_What is needed:_ Extract each line where the string "that" shows up.

_Source material:_

** begin **

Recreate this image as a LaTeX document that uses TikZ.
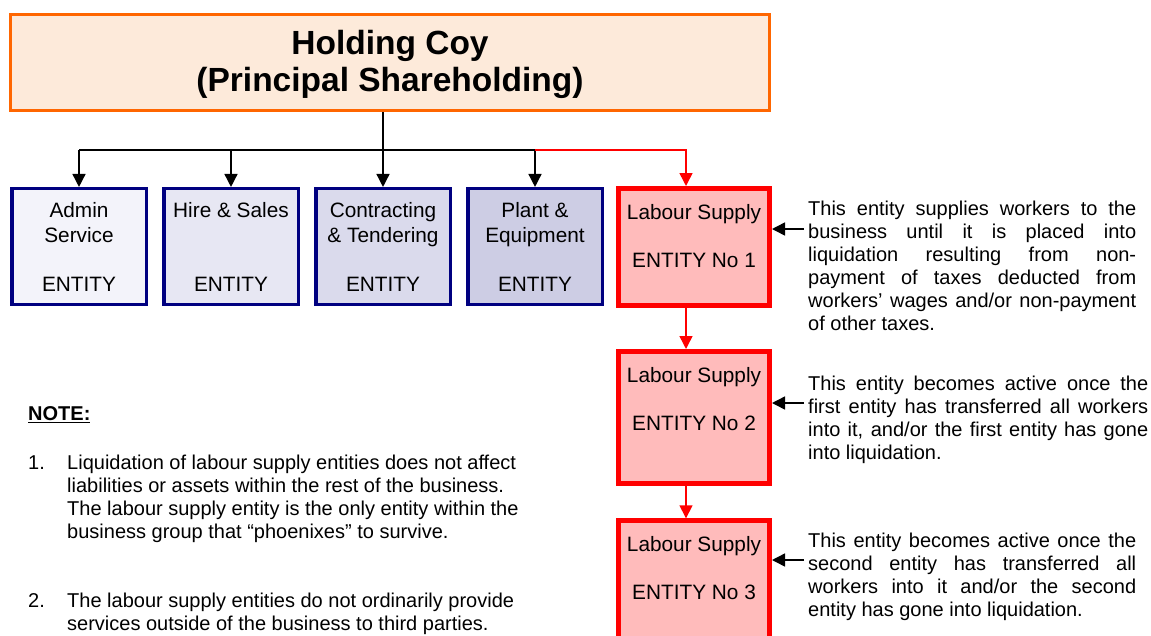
\documentclass[tikz,border=0pt]{standalone}
\usepackage{fontspec}
\setmainfont{Liberation Sans}
\usetikzlibrary{arrows.meta, positioning}

\definecolor{holdfill}{RGB}{253,234,218}
\definecolor{holdline}{RGB}{255,102,0}
\definecolor{navyline}{RGB}{0,0,128}
\definecolor{fillA}{RGB}{243,243,250}
\definecolor{fillB}{RGB}{231,231,243}
\definecolor{fillC}{RGB}{218,218,236}
\definecolor{fillD}{RGB}{205,205,228}
\definecolor{labourfill}{RGB}{255,187,187}

% box texts hang from the top of the box
\newcommand{\entitytext}[1]{\parbox[c][116pt][t]{134.5pt}{\centering\rule{0pt}{29pt}#1}}
\newcommand{\labourtext}[2]{\parbox[c][#1][t]{151pt}{\centering\rule{0pt}{30.5pt}#2}}

\tikzset{
>={Triangle[length=13pt,width=13pt]}, % solid triangle heads
every node/.style={font=\fontsize{20.8}{24.5}\selectfont},
holding/.style={draw=holdline, line width=3pt, fill=holdfill, minimum width=759pt, minimum height=96.3pt, align=center, font=\fontsize{33.5}{37}\selectfont\bfseries},
entity/.style={draw=navyline, line width=3.5pt, inner sep=0pt},
labour/.style={draw=red, line width=5pt, fill=labourfill, inner sep=0pt},
link/.style={line width=1.5pt},
redlink/.style={line width=1.5pt, red},
para/.style={inner sep=0pt, anchor=north west, font=\fontsize{20}{23}\selectfont},
}

\begin{document}
\begin{tikzpicture}[x=1pt, y=-1pt]
\useasboundingbox (0,0) rectangle (1151,635);

% holding company
\node[holding] (hold) at (390,62.35) {\rule{0pt}{28pt}Holding Coy\\(Principal Shareholding)};

% the fixed entities
\node[entity, fill=fillA] (admin) at (79,246.7) {\entitytext{Admin\\Service\\[24.5pt]ENTITY}};
\node[entity, fill=fillB, right=14pt of admin] (hire) {\entitytext{Hire \& Sales\\[49pt]ENTITY}};
\node[entity, fill=fillC, right=14pt of hire] (cont) {\entitytext{Contracting\\\& Tendering\\[24.5pt]ENTITY}};
\node[entity, fill=fillD, right=14pt of cont] (plant) {\entitytext{Plant \&\\Equipment\\[24.5pt]ENTITY}};

% labour supply chain
\node[labour] (ls1) at (694,247) {\labourtext{117pt}{Labour Supply\\[24pt]ENTITY No 1}};
\node[labour] (ls2) at (694,417.5) {\labourtext{132pt}{Labour Supply\\[24pt]ENTITY No 2}};
\node[labour] (ls3) at (694,586.8) {\labourtext{132pt}{Labour Supply\\[24pt]ENTITY No 3}};

% side notes
\node[para, text width=328pt, align=justify] (txt1) at (808,200.5) {\noindent This entity supplies workers to the\linebreak business until it is placed into\linebreak liquidation resulting from non-\linebreak payment of taxes deducted from\linebreak workers’ wages and/or non-payment\linebreak of other taxes.};
\node[para, text width=340pt, align=justify] (txt2) at (808,375.5) {\noindent This entity becomes active once the\linebreak first entity has transferred all workers\linebreak into it, and/or the first entity has gone\linebreak into liquidation.};
\node[para, text width=328pt, align=justify] (txt3) at (808,532.5) {\noindent This entity becomes active once the\linebreak second entity has transferred all\linebreak workers into it and/or the second\linebreak entity has gone into liquidation.};

% note block
\node[para, font=\fontsize{20}{23}\selectfont\bfseries] (note) at (28,406.5) {\underline{NOTE:}};
\node[para] (note1) at (28,453.1) {\begin{tabular}[t]{@{}p{39pt}@{}l@{}}
1. & Liquidation of labour supply entities does not affect\\
   & liabilities or assets within the rest of the business.\\
   & The labour supply entity is the only entity within the\\
   & business group that “phoenixes” to survive.
\end{tabular}};
\node[para] (note2) at (28,591) {\begin{tabular}[t]{@{}p{39pt}@{}l@{}}
2. & The labour supply entities do not ordinarily provide\\
   & services outside of the business to third parties.
\end{tabular}};

% connectors
\coordinate (bus) at (0,150);
\coordinate (drop) at (686,150);
\draw[link, ->] (hold.south -| cont.north) -- (cont.north);
\draw[link] (admin.north |- bus) -- (plant.north |- bus);
\draw[link, ->] (admin.north |- bus) -- (admin.north);
\draw[link, ->] (hire.north |- bus) -- (hire.north);
\draw[link, ->] (plant.north |- bus) -- (plant.north);
\draw[redlink, ->] (plant.north |- bus) -- (drop) -- (drop |- ls1.north);
\draw[redlink, ->] (drop |- ls1.south) -- (drop |- ls2.north);
\draw[redlink, ->] (drop |- ls2.south) -- (drop |- ls3.north);

\coordinate (c1) at (804,229);
\coordinate (c2) at (804,403);
\coordinate (c3) at (804,560);
\draw[link, ->] (c1) -- (c1 -| ls1.east);
\draw[link, ->] (c2) -- (c2 -| ls2.east);
\draw[link, ->] (c3) -- (c3 -| ls3.east);
\end{tikzpicture}
\end{document}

** end **

_Right answer:_
Recreate this image as a LaTeX document that uses TikZ.
   & business group that “phoenixes” to survive.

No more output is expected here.